Storia di un salvataggio
Sono passati più di due anni, ma in Cina tutti ricordano ancora l’incredibile storia della balena di Shipu. La storia di un salvataggio impossibile, che aveva catturato l’attenzione di tutti i giornali e le televisioni, conclusiosi – contro ogni previsione – con un miracoloso lieto fine. La balena del racconto è in realtà un capodoglio e la sua storia inizia alle prime luci dell’alba del 19 aprile 2022 sulla spiaggia della città di Shipu, nella regione cinese di Xiangshan.
Sono i pescatori che rientrano con le loro barche dopo una nottata trascorsa in mare a fare la scoperta. Sulla grande spiaggia giace inerme il corpo di un gigatesco capodoglio maschio, lungo 20 metri e dal peso stimato di oltre 70 tonnellate. Viene dato l’allarme, e in poche ore la spiaggia si riempie di pescatori, curiosi, autorità e mezzi di soccorso. Il grande cetaceo è ancora vivo.
Respira, ma è completamente bloccato nella fanghiglia e può muovere a malapena la coda. I primi tentativi di soccorso furono piuttosto maldestri. Semplicemente venne legata una fune ad una imbarcazione da pesca, che tentò un impossibile traino verso il mare aperto, riuscendo tuttavia soltanto a peggiorare la situazione e ad impantanare ancora di più l’animale. A complicare ulteriormente le cose arrivò la bassa marea, togliendo anche quel poco di acqua che i soccorritori avevano a disposizione per tenere costantemente bagnata la pelle del capodoglio. Le ore intanto passavano, e via via che il grande cetaceo si indeboliva, smettendo completamente di muoversi, le speranze si affievolivano.

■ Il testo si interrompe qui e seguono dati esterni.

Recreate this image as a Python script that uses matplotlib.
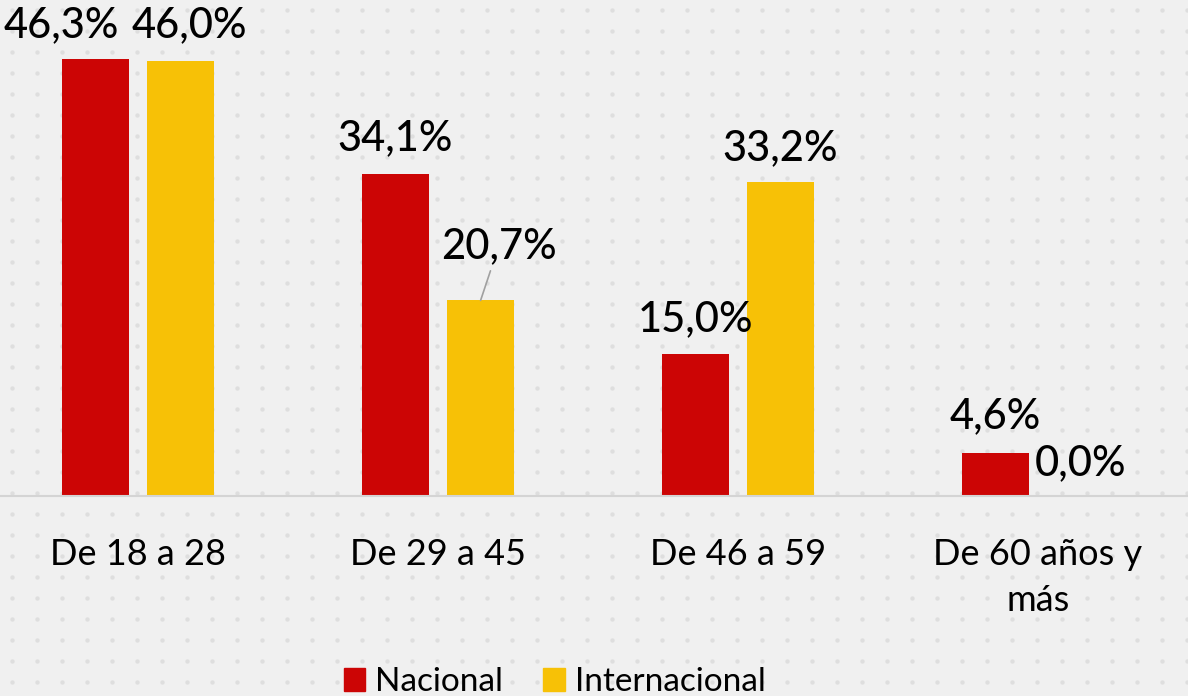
import matplotlib
matplotlib.use("Agg")
import matplotlib.pyplot as plt
from matplotlib.patches import Patch
import numpy as np

# age groups and share of respondents (%)
categories = ["De 18 a 28", "De 29 a 45", "De 46 a 59", "De 60 años y\nmás"]
nacional = [46.3, 34.1, 15.0, 4.6]
internacional = [46.0, 20.7, 33.2, 0.0]
series_names = ["Nacional", "Internacional"]

RED = "#CC0505"
YELLOW = "#F7C106"
BG = "#F0F0F0"

plt.rcParams["font.family"] = ["Lato", "DejaVu Sans"]

fig = plt.figure(figsize=(11.88, 6.96), dpi=100)
fig.patch.set_facecolor(BG)

# faint dotted backdrop (decoration only)
bg = fig.add_axes([0, 0, 1, 1], zorder=0)
bg.set_xlim(0, 1188)
bg.set_ylim(696, 0)
bg.axis("off")
gx, gy = np.meshgrid(np.arange(12, 1188, 25), np.arange(10, 696, 21))
bg.scatter(gx.ravel(), gy.ravel(), s=10, color="#DEDEDE", linewidths=0)

ax = fig.add_axes([0, 0.2874, 1, 0.7126], zorder=1)
ax.patch.set_alpha(0)

x = np.arange(len(categories))
w = 0.223
off = 0.142
b1 = ax.bar(x - off, nacional, w, color=RED, label=series_names[0])
b2 = ax.bar(x + off, internacional, w, color=YELLOW, label=series_names[1])

ax.set_xlim(-0.46, 3.5)
ax.set_ylim(0, 52.5)

for s in ["top", "right", "left"]:
    ax.spines[s].set_visible(False)
ax.spines["bottom"].set_color("#D4D4D4")
ax.spines["bottom"].set_linewidth(1.5)
ax.set_yticks([])
ax.set_xticks(x)
ax.set_xticklabels(categories, fontsize=26, linespacing=1.5)
ax.tick_params(axis="x", length=0, pad=30)

# label offsets in pixels (dx, dy) to mimic the original placement
lab_off_nac = [(-34, 33), (0, 36), (0, 35), (0, 36)]
lab_off_int = [(9, 36), (18, 54), (0, 34), (0, 33)]

def fmt(v):
    return f"{v:.1f}%".replace(".", ",")

for bars, vals, offs in [(b1, nacional, lab_off_nac), (b2, internacional, lab_off_int)]:
    for rect, v, (dx, dy) in zip(bars, vals, offs):
        cx = rect.get_x() + rect.get_width() / 2
        kw = {}
        if dy > 45:
            kw["arrowprops"] = dict(arrowstyle="-", color="#A0A0A0", lw=1.2,
                                    shrinkA=2, shrinkB=0)
        ax.annotate(fmt(v), xy=(cx, v), xytext=(dx, dy), textcoords="offset pixels",
                    ha="center", va="center", fontsize=30, fontweight="medium",
                    color="#000000", **kw)

handles = [Patch(color=RED), Patch(color=YELLOW)]
fig.legend(handles, series_names, loc="lower center", bbox_to_anchor=(0.467, -0.045),
           ncol=2, frameon=False, fontsize=24, handlelength=0.65, handleheight=0.65,
           handletextpad=0.3, columnspacing=1.2)

fig.savefig("out.png", dpi=100, facecolor=BG)
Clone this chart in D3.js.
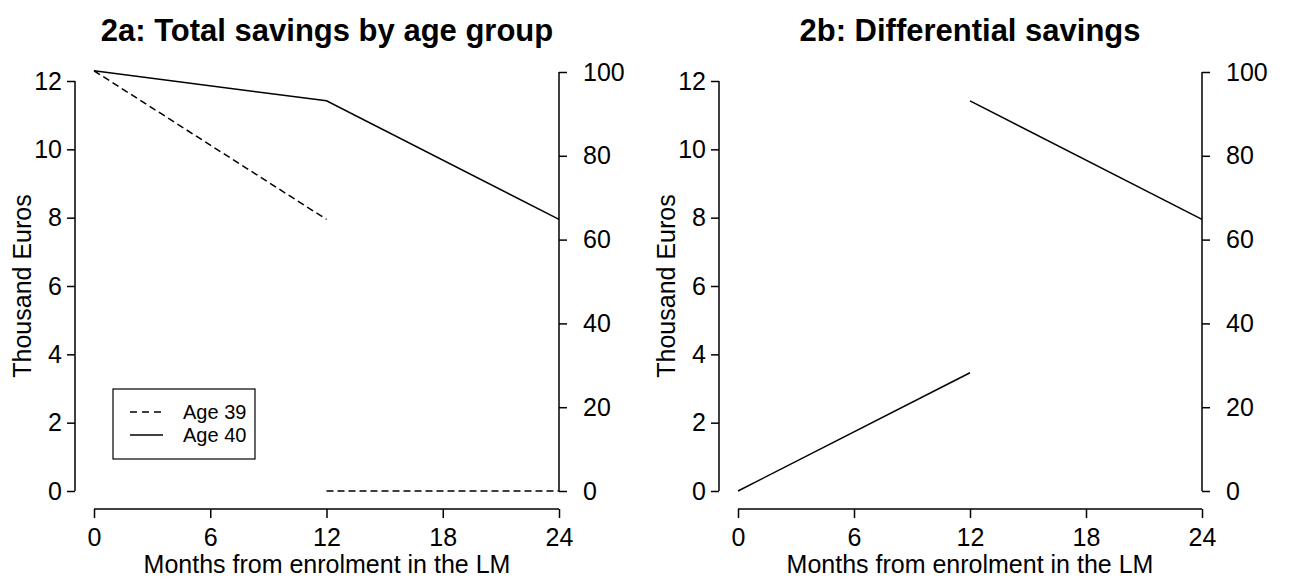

Per salvare la balena di Shipu serviva un miracolo. E più o meno è proprio quello che avvenne. Alle 21,30 la marea tornò ad alzarsi. In quelle lunghe ore, una incessante catena umana aveva continuato a lavorare senza sosta per tenere la pelle della balena bagnata, pulendo le ferite che andavano formandosi e somministrando farmaci. Il tempo a disposizione per tentare un salvataggio era ormai drammaticamente agli sgoccioli. Quando queste gigantesche creature sono in mare l’acqua sostiene uniformemente il loro peso, ma quando sono arenate i muscoli premono sugli organi interni, fino a causarne il collasso. Si decise di fare un ultimo disperato tentativo, approfittando del ritorno della marea. Questa volta al capodoglio vennero legate tre potenti imbarcazioni. In aggiunta, si posizionarono sui fianchi diverse grosse boe, che avrebbero aiutato a sollevarne il corpo. Intanto, i volontari di ogni età scavavano solchi tutto intorno all’animale, cercando di rimuovere ogni possibile ostacolo lungo il percorso verso il mare.
L’operazione di traino durò tutto il giorno: per non danneggiare la pelle era necessario procedere a bassissima velocità, con soste frequenti per poterla mantenere costantemente bagnata. Alle 21,30 la balena raggiunse l’acqua e iniziò a galleggiare. Ma il lavoro non era finito. Soltanto allo spuntare dell’alba, alle 5,30 del mattino, raggiunto un tratto di mare profondo 28 metri, i soccorritori decisero di recidere le funi che imbragavano la balena legandola alle boe e alle imbarcazioni. L’attimo più atteso da tutti era finalmente arrivato. Il capodoglio si immerse rapidamente con pochi possenti colpi di coda. Poi riemerse più volte, spruzzando acqua e agitando le pinne, quasi a voler ringraziare e salutare i suoi soccorritori.
Quindi si immerse e scomparve verso il mare aperto. Verso la libertà. Questa è la storia della balena di Shipu.